House Democrats finally won passage of the DISCLOSE Act last week, but they have little to celebrate.
The bill, which sets out to shed light on corporate and interest group campaign spending, faces an uphill battle in the Senate. A constitutional challenge would be inevitable. And even if the legislation is enacted and upheld, it will do little to fundamentally shift the balance away from private money in American elections.
Even the political advantage Democrats may have hoped to gain by championing reforms is blunted by the perception that the DISCLOSE Act includes special carve-outs for the National Rifle Association and other influential groups.
Not that the bill is a total loss. Sen. Charles Schumer, D-N.Y., and Rep. Chris Van Hollen, D-Md., authored it as a well-intentioned response to the Supreme Court's ruling this year to reverse the ban on direct corporate and union campaign spending. In addition to beefed-up disclosure rules, the bill bars direct election expenditures by corporations that are substantially foreign-owned and those that have large government contracts.
Many of the attacks on the bill, which hit a wall of opposition from GOP leaders and from the U.S. Chamber of Commerce, didn't hold water. Opponents cast the bill as a partisan power grab that favored unions over corporations. Though some provisions simply would not affect unions, such as the curbs on contractors and foreign-owned companies, the disclosure rules apply across the board.
Even the deal struck with the NRA was not as bad as it looked. The bill was amended during negotiations to exempt large membership organizations with a national presence, most notably the NRA. After a storm of criticism over the special treatment lavished on the gun lobby, the exemption was broadened to capture a broader range of interest groups, including the Sierra Club. Reform advocates were still not happy, but they ultimately backed the bill.
As Van Hollen noted, however, the bill was never really aimed at nationally known membership organizations, but at the secretive front groups that many fear big corporations will now exploit in the wake of the Citizens United ruling. The bill "will shine a light on political expenditures and ensure that shadowy special interests, sham organizations and dummy corporations cannot mislead voters," Van Hollen said after its enactment.
Even so, the bill has been problematic from the start. Because the legislation captures not just big corporations but all incorporated groups -- whether they be nonprofit civic organizations, advocacy groups or trade associations -- Schumer and Van Hollen walked into a hornets' nest.
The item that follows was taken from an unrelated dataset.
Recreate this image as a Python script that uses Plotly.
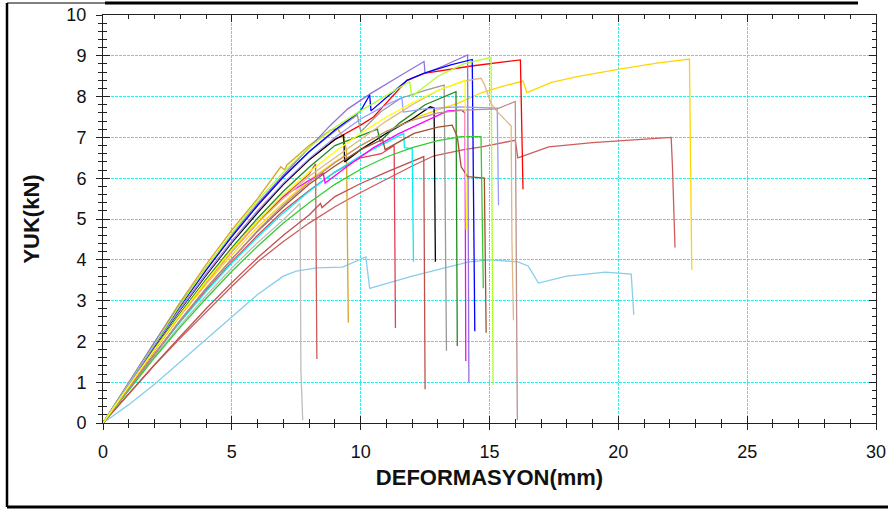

It's one thing to go after corporate behemoths such as BP and AIG. It's another to tell citizen groups, including many of Democrats' liberal allies, to reveal their top campaign donors.
The bill "would wipe away donor anonymity -- most notably, that of small donors to smaller and more controversial organizations, even when those donors have nothing to do with that organization's political speech," said Michael MacCleod-Ball, the ACLU's chief legislative and policy counsel. "It would also restrict speech rights in an arbitrary manner, favoring one type of organization over another."
More importantly, the bill missed an opportunity to inject public funding into elections, a "floors-not-ceilings" approach that is endorsed by a growing coalition of election law experts. Some reform advocates have complained from the start that the DISCLOSE Act did not go far enough.
They're pushing for House action on the Fair Elections Now Act, which would provide matching public funds to congressional candidates who collect small donations. Authored by Rep. John Larson, D-Conn., that bill has 156 cosponsors in the House. The Senate version is authored by Illinois Democrat Dick Durbin.
Of course, public financing is a political nonstarter, given intransigent GOP opposition to what Republicans deride as taxpayer funding for elections. Ironically, though, a simple bill that bolsters campaigns from the ground up, rather than imposing complex new rules from the top down, could prove less controversial in the long run. Public financing enjoys growing voter support, polls show, and it may be one of the few reforms that would pass muster with the increasingly deregulatory Supreme Court.
In the meantime, Democratic leaders remain publicly committed to the DISCLOSE Act. President Obama has made it a leading priority, and Schumer and Senate Majority Leader Harry Reid, D-Nev., have pledged to push hard for it in the Senate. Reid has announced that 50 senators now back the bill. However, he's also been quoted as saying that he lacks the 60 votes needed to overcome an expected filibuster.
"This has got a sheer-cliff, steep climb to ever make it out of the Senate," said R. Bruce Josten, the chamber's executive vice president of government affairs, who's spoken out vigorously against the DISCLOSE Act in recent weeks.
In theory, a bill that improves accountability and transparency in political campaigns should enjoy broad, bipartisan support. The acronym that gives this bill its name, if something of a mouthful, cannot be contested: Democracy Is Strengthened by Casting Light on Elections. But for better or worse, the DISCLOSE Act is starting to fall of its own weight.